Directions |
Give the data below again exactly as written, without its pictures.

Collected data |

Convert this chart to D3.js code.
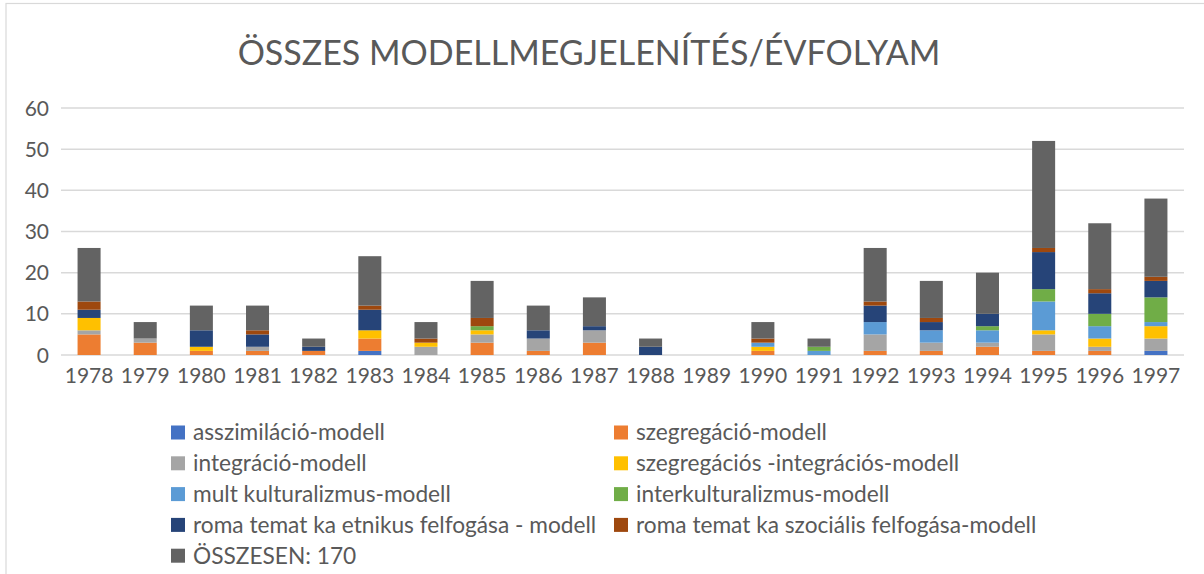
<!DOCTYPE html>
<html>
<head>
<meta charset="utf-8">
<script src="https://cdn.jsdelivr.net/npm/d3@7"></script>
<style>
  body { margin: 0; background: #fff; }
  text { font-family: Lato, "Open Sans", sans-serif; fill: #595959; }
</style>
</head>
<body>
<div id="chart"></div>
<script>
// évek
const years = ["1978","1979","1980","1981","1982","1983","1984","1985","1986","1987",
               "1988","1989","1990","1991","1992","1993","1994","1995","1996","1997"];

// sorozatok (alulról felfelé)
const asszimilacio   = [0,0,0,0,0,1,0,0,0,0,0,0,0,0,0,0,0,0,0,1];
const szegregacio    = [5,3,1,1,1,3,0,3,1,3,0,0,1,0,1,1,2,1,1,0];
const integracio     = [1,1,0,1,0,0,2,2,3,3,0,0,0,0,4,2,1,4,1,3];
const szegIntegr     = [3,0,1,0,0,2,1,1,0,0,0,0,1,0,0,0,0,1,2,3];
const multikult      = [0,0,0,0,0,0,0,0,0,0,0,0,1,1,3,3,3,7,3,1];
const interkult      = [0,0,0,0,0,0,0,1,0,0,0,0,0,1,0,0,1,3,3,6];
const romaEtnikus    = [2,0,4,3,1,5,0,0,2,1,2,0,0,0,4,2,3,9,5,4];
const romaSzocialis  = [2,0,0,1,0,1,1,2,0,0,0,0,1,0,1,1,0,1,1,1];
const osszesen       = [13,4,6,6,2,12,4,9,6,7,2,0,4,2,13,9,10,26,16,19];

const yTicks = [0,10,20,30,40,50,60];

const seriesNames = [
  "asszimiláció-modell",
  "szegregáció-modell",
  "integráció-modell",
  "szegregációs -integrációs-modell",
  "mult kulturalizmus-modell",
  "interkulturalizmus-modell",
  "roma temat ka etnikus felfogása - modell",
  "roma temat ka szociális felfogása-modell",
  "ÖSSZESEN: 170"
];
const seriesValues = [asszimilacio, szegregacio, integracio, szegIntegr, multikult,
                      interkult, romaEtnikus, romaSzocialis, osszesen];
const colors = ["#4472C4","#ED7D31","#A5A5A5","#FFC000","#5B9BD5","#70AD47","#264478","#9E480E","#636363"];

const W = 1204, H = 574;
const svg = d3.select("#chart").append("svg").attr("width", W).attr("height", H);

// keret
svg.append("rect")
  .attr("x", 6).attr("y", 3.5).attr("width", W + 10).attr("height", H + 10)
  .attr("fill", "none").attr("stroke", "#D9D9D9").attr("stroke-width", 1.2);

// cím
svg.append("text")
  .attr("x", 589).attr("y", 65)
  .attr("text-anchor", "middle")
  .style("font-size", "34px")
  .text("ÖSSZES MODELLMEGJELENÍTÉS/ÉVFOLYAM");

// táblázat a stackhez
const table = years.map((y, i) => {
  const row = { year: y };
  seriesNames.forEach((k, j) => row[k] = seriesValues[j][i]);
  return row;
});

const x = d3.scaleBand().domain(years).range([61, 1184]).paddingInner(0.59).paddingOuter(0.295);
const y = d3.scaleLinear().domain([0, 60]).range([355, 108]);
const color = d3.scaleOrdinal().domain(seriesNames).range(colors);

// rácsvonalak
svg.append("g").selectAll("line")
  .data(yTicks)
  .enter().append("line")
  .attr("x1", 61).attr("x2", 1184)
  .attr("y1", d => y(d)).attr("y2", d => y(d))
  .attr("stroke", "#D9D9D9").attr("stroke-width", 1.5);

// y tengely feliratok
svg.append("g").selectAll("text")
  .data(yTicks)
  .enter().append("text")
  .attr("x", 49).attr("y", d => y(d))
  .attr("dy", "0.36em")
  .attr("text-anchor", "end")
  .style("font-size", "21px")
  .text(d => d);

// oszlopok
const stacked = d3.stack().keys(seriesNames)(table);
svg.append("g").selectAll("g")
  .data(stacked)
  .enter().append("g")
  .attr("fill", d => color(d.key))
  .selectAll("rect")
  .data(d => d)
  .enter().append("rect")
  .attr("x", d => x(d.data.year))
  .attr("width", x.bandwidth())
  .attr("y", d => y(d[1]))
  .attr("height", d => y(d[0]) - y(d[1]));

// x tengely feliratok
svg.append("g").selectAll("text")
  .data(years)
  .enter().append("text")
  .attr("x", d => x(d) + x.bandwidth() / 2)
  .attr("y", 383)
  .attr("text-anchor", "middle")
  .style("font-size", "21px")
  .text(d => d);

// jelmagyarázat
const legend = svg.append("g");
const item = legend.selectAll("g")
  .data(seriesNames)
  .enter().append("g")
  .attr("transform", (d, i) => `translate(${i % 2 === 0 ? 171 : 614}, ${432.5 + Math.floor(i / 2) * 30.8})`);

item.append("rect")
  .attr("x", 0).attr("y", -7)
  .attr("width", 14).attr("height", 14)
  .attr("fill", d => color(d));

item.append("text")
  .attr("x", 22).attr("y", 0)
  .attr("dy", "0.35em")
  .style("font-size", "22.7px")
  .text(d => d);
</script>
</body>
</html>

Reply to the task |
Convert this chart to D3.js code.
<!DOCTYPE html>
<html>
<head>
<meta charset="utf-8">
<script src="https://cdn.jsdelivr.net/npm/d3@7"></script>
<style>
  body { margin: 0; background: #fff; }
  text { font-family: Lato, "Open Sans", sans-serif; fill: #595959; }
</style>
</head>
<body>
<div id="chart"></div>
<script>
// évek
const years = ["1978","1979","1980","1981","1982","1983","1984","1985","1986","1987",
               "1988","1989","1990","1991","1992","1993","1994","1995","1996","1997"];

// sorozatok (alulról felfelé)
const asszimilacio   = [0,0,0,0,0,1,0,0,0,0,0,0,0,0,0,0,0,0,0,1];
const szegregacio    = [5,3,1,1,1,3,0,3,1,3,0,0,1,0,1,1,2,1,1,0];
const integracio     = [1,1,0,1,0,0,2,2,3,3,0,0,0,0,4,2,1,4,1,3];
const szegIntegr     = [3,0,1,0,0,2,1,1,0,0,0,0,1,0,0,0,0,1,2,3];
const multikult      = [0,0,0,0,0,0,0,0,0,0,0,0,1,1,3,3,3,7,3,1];
const interkult      = [0,0,0,0,0,0,0,1,0,0,0,0,0,1,0,0,1,3,3,6];
const romaEtnikus    = [2,0,4,3,1,5,0,0,2,1,2,0,0,0,4,2,3,9,5,4];
const romaSzocialis  = [2,0,0,1,0,1,1,2,0,0,0,0,1,0,1,1,0,1,1,1];
const osszesen       = [13,4,6,6,2,12,4,9,6,7,2,0,4,2,13,9,10,26,16,19];

const yTicks = [0,10,20,30,40,50,60];

const seriesNames = [
  "asszimiláció-modell",
  "szegregáció-modell",
  "integráció-modell",
  "szegregációs -integrációs-modell",
  "mult kulturalizmus-modell",
  "interkulturalizmus-modell",
  "roma temat ka etnikus felfogása - modell",
  "roma temat ka szociális felfogása-modell",
  "ÖSSZESEN: 170"
];
const seriesValues = [asszimilacio, szegregacio, integracio, szegIntegr, multikult,
                      interkult, romaEtnikus, romaSzocialis, osszesen];
const colors = ["#4472C4","#ED7D31","#A5A5A5","#FFC000","#5B9BD5","#70AD47","#264478","#9E480E","#636363"];

const W = 1204, H = 574;
const svg = d3.select("#chart").append("svg").attr("width", W).attr("height", H);

// keret
svg.append("rect")
  .attr("x", 6).attr("y", 3.5).attr("width", W + 10).attr("height", H + 10)
  .attr("fill", "none").attr("stroke", "#D9D9D9").attr("stroke-width", 1.2);

// cím
svg.append("text")
  .attr("x", 589).attr("y", 65)
  .attr("text-anchor", "middle")
  .style("font-size", "34px")
  .text("ÖSSZES MODELLMEGJELENÍTÉS/ÉVFOLYAM");

// táblázat a stackhez
const table = years.map((y, i) => {
  const row = { year: y };
  seriesNames.forEach((k, j) => row[k] = seriesValues[j][i]);
  return row;
});

const x = d3.scaleBand().domain(years).range([61, 1184]).paddingInner(0.59).paddingOuter(0.295);
const y = d3.scaleLinear().domain([0, 60]).range([355, 108]);
const color = d3.scaleOrdinal().domain(seriesNames).range(colors);

// rácsvonalak
svg.append("g").selectAll("line")
  .data(yTicks)
  .enter().append("line")
  .attr("x1", 61).attr("x2", 1184)
  .attr("y1", d => y(d)).attr("y2", d => y(d))
  .attr("stroke", "#D9D9D9").attr("stroke-width", 1.5);

// y tengely feliratok
svg.append("g").selectAll("text")
  .data(yTicks)
  .enter().append("text")
  .attr("x", 49).attr("y", d => y(d))
  .attr("dy", "0.36em")
  .attr("text-anchor", "end")
  .style("font-size", "21px")
  .text(d => d);

// oszlopok
const stacked = d3.stack().keys(seriesNames)(table);
svg.append("g").selectAll("g")
  .data(stacked)
  .enter().append("g")
  .attr("fill", d => color(d.key))
  .selectAll("rect")
  .data(d => d)
  .enter().append("rect")
  .attr("x", d => x(d.data.year))
  .attr("width", x.bandwidth())
  .attr("y", d => y(d[1]))
  .attr("height", d => y(d[0]) - y(d[1]));

// x tengely feliratok
svg.append("g").selectAll("text")
  .data(years)
  .enter().append("text")
  .attr("x", d => x(d) + x.bandwidth() / 2)
  .attr("y", 383)
  .attr("text-anchor", "middle")
  .style("font-size", "21px")
  .text(d => d);

// jelmagyarázat
const legend = svg.append("g");
const item = legend.selectAll("g")
  .data(seriesNames)
  .enter().append("g")
  .attr("transform", (d, i) => `translate(${i % 2 === 0 ? 171 : 614}, ${432.5 + Math.floor(i / 2) * 30.8})`);

item.append("rect")
  .attr("x", 0).attr("y", -7)
  .attr("width", 14).attr("height", 14)
  .attr("fill", d => color(d));

item.append("text")
  .attr("x", 22).attr("y", 0)
  .attr("dy", "0.35em")
  .style("font-size", "22.7px")
  .text(d => d);
</script>
</body>
</html>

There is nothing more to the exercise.